-- start --

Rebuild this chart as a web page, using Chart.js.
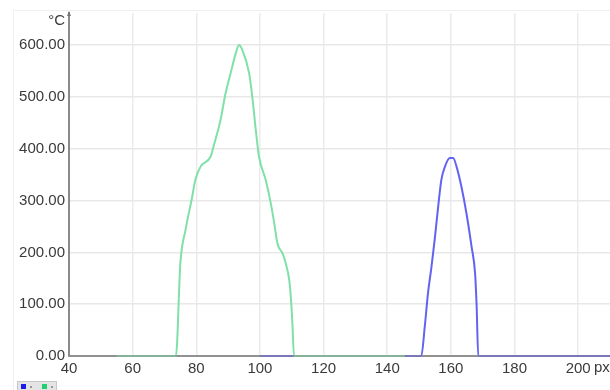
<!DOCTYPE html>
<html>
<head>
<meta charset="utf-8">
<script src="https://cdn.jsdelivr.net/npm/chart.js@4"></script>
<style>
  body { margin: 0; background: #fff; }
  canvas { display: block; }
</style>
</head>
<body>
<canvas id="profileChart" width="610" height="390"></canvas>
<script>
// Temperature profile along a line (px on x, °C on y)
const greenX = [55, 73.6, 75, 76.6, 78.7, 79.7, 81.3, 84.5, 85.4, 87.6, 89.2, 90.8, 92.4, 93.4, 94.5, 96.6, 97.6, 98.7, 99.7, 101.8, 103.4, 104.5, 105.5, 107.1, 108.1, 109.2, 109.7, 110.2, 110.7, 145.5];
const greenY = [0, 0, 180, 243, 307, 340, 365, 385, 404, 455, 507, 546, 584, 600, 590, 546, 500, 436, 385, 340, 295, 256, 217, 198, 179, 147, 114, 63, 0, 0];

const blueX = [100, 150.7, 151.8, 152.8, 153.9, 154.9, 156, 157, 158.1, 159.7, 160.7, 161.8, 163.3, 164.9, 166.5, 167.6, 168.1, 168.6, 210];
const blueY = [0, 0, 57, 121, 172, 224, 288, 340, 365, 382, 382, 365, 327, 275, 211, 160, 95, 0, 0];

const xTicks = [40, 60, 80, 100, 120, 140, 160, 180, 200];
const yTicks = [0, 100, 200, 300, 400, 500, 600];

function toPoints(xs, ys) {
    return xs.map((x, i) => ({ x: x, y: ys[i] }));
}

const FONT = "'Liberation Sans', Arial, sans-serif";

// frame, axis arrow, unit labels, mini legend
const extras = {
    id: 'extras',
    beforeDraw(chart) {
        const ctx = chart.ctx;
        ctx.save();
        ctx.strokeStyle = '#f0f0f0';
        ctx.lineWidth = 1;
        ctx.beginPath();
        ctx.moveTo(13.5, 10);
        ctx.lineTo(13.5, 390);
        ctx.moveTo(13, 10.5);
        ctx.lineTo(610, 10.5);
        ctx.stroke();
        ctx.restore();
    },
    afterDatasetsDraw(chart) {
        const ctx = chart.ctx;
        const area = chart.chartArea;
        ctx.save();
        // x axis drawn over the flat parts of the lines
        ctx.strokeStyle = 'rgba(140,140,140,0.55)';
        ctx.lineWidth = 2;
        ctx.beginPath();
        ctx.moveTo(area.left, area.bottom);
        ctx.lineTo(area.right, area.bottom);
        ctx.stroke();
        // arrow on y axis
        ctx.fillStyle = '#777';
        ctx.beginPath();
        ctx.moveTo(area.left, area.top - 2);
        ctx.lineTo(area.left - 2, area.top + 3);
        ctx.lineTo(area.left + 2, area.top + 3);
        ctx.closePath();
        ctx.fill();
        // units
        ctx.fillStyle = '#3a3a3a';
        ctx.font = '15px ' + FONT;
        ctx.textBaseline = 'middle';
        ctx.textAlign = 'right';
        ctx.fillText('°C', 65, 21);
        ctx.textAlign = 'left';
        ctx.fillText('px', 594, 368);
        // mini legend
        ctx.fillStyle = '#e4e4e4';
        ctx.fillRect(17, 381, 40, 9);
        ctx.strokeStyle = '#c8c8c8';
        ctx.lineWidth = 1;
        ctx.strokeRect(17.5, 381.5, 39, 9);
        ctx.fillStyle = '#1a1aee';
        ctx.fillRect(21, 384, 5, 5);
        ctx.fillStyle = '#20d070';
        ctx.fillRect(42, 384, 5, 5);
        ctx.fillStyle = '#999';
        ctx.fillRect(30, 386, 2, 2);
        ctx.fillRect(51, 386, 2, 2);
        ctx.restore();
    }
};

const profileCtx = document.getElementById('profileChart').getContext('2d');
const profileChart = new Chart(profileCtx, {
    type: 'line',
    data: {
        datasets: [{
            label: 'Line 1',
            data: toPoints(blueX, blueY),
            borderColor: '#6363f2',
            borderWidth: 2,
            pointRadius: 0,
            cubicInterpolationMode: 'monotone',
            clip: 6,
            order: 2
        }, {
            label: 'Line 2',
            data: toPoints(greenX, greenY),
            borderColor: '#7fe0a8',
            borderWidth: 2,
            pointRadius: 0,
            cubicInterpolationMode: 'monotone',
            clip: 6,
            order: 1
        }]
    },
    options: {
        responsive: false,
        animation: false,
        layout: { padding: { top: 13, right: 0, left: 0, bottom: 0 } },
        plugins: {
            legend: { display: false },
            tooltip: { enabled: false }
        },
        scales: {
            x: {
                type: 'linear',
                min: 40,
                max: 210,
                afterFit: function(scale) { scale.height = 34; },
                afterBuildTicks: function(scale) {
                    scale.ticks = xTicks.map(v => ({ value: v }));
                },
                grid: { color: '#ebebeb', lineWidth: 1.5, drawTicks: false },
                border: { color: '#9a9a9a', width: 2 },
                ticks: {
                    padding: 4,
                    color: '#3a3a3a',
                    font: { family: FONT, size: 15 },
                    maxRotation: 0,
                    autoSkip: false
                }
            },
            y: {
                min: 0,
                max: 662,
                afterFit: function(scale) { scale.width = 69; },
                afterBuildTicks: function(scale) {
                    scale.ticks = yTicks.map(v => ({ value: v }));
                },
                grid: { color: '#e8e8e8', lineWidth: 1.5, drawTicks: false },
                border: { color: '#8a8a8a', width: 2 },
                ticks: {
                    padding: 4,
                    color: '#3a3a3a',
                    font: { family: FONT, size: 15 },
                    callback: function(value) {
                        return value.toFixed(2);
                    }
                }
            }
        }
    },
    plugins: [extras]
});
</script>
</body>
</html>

-- end --

• SET TASK: Transcribe the material exactly, keeping every word and none of the pictures.

• WRITTEN RESPONSE:
Rebuild this chart as a web page, using Chart.js.
<!DOCTYPE html>
<html>
<head>
<meta charset="utf-8">
<script src="https://cdn.jsdelivr.net/npm/chart.js@4"></script>
<style>
  body { margin: 0; background: #fff; }
  canvas { display: block; }
</style>
</head>
<body>
<canvas id="profileChart" width="610" height="390"></canvas>
<script>
// Temperature profile along a line (px on x, °C on y)
const greenX = [55, 73.6, 75, 76.6, 78.7, 79.7, 81.3, 84.5, 85.4, 87.6, 89.2, 90.8, 92.4, 93.4, 94.5, 96.6, 97.6, 98.7, 99.7, 101.8, 103.4, 104.5, 105.5, 107.1, 108.1, 109.2, 109.7, 110.2, 110.7, 145.5];
const greenY = [0, 0, 180, 243, 307, 340, 365, 385, 404, 455, 507, 546, 584, 600, 590, 546, 500, 436, 385, 340, 295, 256, 217, 198, 179, 147, 114, 63, 0, 0];

const blueX = [100, 150.7, 151.8, 152.8, 153.9, 154.9, 156, 157, 158.1, 159.7, 160.7, 161.8, 163.3, 164.9, 166.5, 167.6, 168.1, 168.6, 210];
const blueY = [0, 0, 57, 121, 172, 224, 288, 340, 365, 382, 382, 365, 327, 275, 211, 160, 95, 0, 0];

const xTicks = [40, 60, 80, 100, 120, 140, 160, 180, 200];
const yTicks = [0, 100, 200, 300, 400, 500, 600];

function toPoints(xs, ys) {
    return xs.map((x, i) => ({ x: x, y: ys[i] }));
}

const FONT = "'Liberation Sans', Arial, sans-serif";

// frame, axis arrow, unit labels, mini legend
const extras = {
    id: 'extras',
    beforeDraw(chart) {
        const ctx = chart.ctx;
        ctx.save();
        ctx.strokeStyle = '#f0f0f0';
        ctx.lineWidth = 1;
        ctx.beginPath();
        ctx.moveTo(13.5, 10);
        ctx.lineTo(13.5, 390);
        ctx.moveTo(13, 10.5);
        ctx.lineTo(610, 10.5);
        ctx.stroke();
        ctx.restore();
    },
    afterDatasetsDraw(chart) {
        const ctx = chart.ctx;
        const area = chart.chartArea;
        ctx.save();
        // x axis drawn over the flat parts of the lines
        ctx.strokeStyle = 'rgba(140,140,140,0.55)';
        ctx.lineWidth = 2;
        ctx.beginPath();
        ctx.moveTo(area.left, area.bottom);
        ctx.lineTo(area.right, area.bottom);
        ctx.stroke();
        // arrow on y axis
        ctx.fillStyle = '#777';
        ctx.beginPath();
        ctx.moveTo(area.left, area.top - 2);
        ctx.lineTo(area.left - 2, area.top + 3);
        ctx.lineTo(area.left + 2, area.top + 3);
        ctx.closePath();
        ctx.fill();
        // units
        ctx.fillStyle = '#3a3a3a';
        ctx.font = '15px ' + FONT;
        ctx.textBaseline = 'middle';
        ctx.textAlign = 'right';
        ctx.fillText('°C', 65, 21);
        ctx.textAlign = 'left';
        ctx.fillText('px', 594, 368);
        // mini legend
        ctx.fillStyle = '#e4e4e4';
        ctx.fillRect(17, 381, 40, 9);
        ctx.strokeStyle = '#c8c8c8';
        ctx.lineWidth = 1;
        ctx.strokeRect(17.5, 381.5, 39, 9);
        ctx.fillStyle = '#1a1aee';
        ctx.fillRect(21, 384, 5, 5);
        ctx.fillStyle = '#20d070';
        ctx.fillRect(42, 384, 5, 5);
        ctx.fillStyle = '#999';
        ctx.fillRect(30, 386, 2, 2);
        ctx.fillRect(51, 386, 2, 2);
        ctx.restore();
    }
};

const profileCtx = document.getElementById('profileChart').getContext('2d');
const profileChart = new Chart(profileCtx, {
    type: 'line',
    data: {
        datasets: [{
            label: 'Line 1',
            data: toPoints(blueX, blueY),
            borderColor: '#6363f2',
            borderWidth: 2,
            pointRadius: 0,
            cubicInterpolationMode: 'monotone',
            clip: 6,
            order: 2
        }, {
            label: 'Line 2',
            data: toPoints(greenX, greenY),
            borderColor: '#7fe0a8',
            borderWidth: 2,
            pointRadius: 0,
            cubicInterpolationMode: 'monotone',
            clip: 6,
            order: 1
        }]
    },
    options: {
        responsive: false,
        animation: false,
        layout: { padding: { top: 13, right: 0, left: 0, bottom: 0 } },
        plugins: {
            legend: { display: false },
            tooltip: { enabled: false }
        },
        scales: {
            x: {
                type: 'linear',
                min: 40,
                max: 210,
                afterFit: function(scale) { scale.height = 34; },
                afterBuildTicks: function(scale) {
                    scale.ticks = xTicks.map(v => ({ value: v }));
                },
                grid: { color: '#ebebeb', lineWidth: 1.5, drawTicks: false },
                border: { color: '#9a9a9a', width: 2 },
                ticks: {
                    padding: 4,
                    color: '#3a3a3a',
                    font: { family: FONT, size: 15 },
                    maxRotation: 0,
                    autoSkip: false
                }
            },
            y: {
                min: 0,
                max: 662,
                afterFit: function(scale) { scale.width = 69; },
                afterBuildTicks: function(scale) {
                    scale.ticks = yTicks.map(v => ({ value: v }));
                },
                grid: { color: '#e8e8e8', lineWidth: 1.5, drawTicks: false },
                border: { color: '#8a8a8a', width: 2 },
                ticks: {
                    padding: 4,
                    color: '#3a3a3a',
                    font: { family: FONT, size: 15 },
                    callback: function(value) {
                        return value.toFixed(2);
                    }
                }
            }
        }
    },
    plugins: [extras]
});
</script>
</body>
</html>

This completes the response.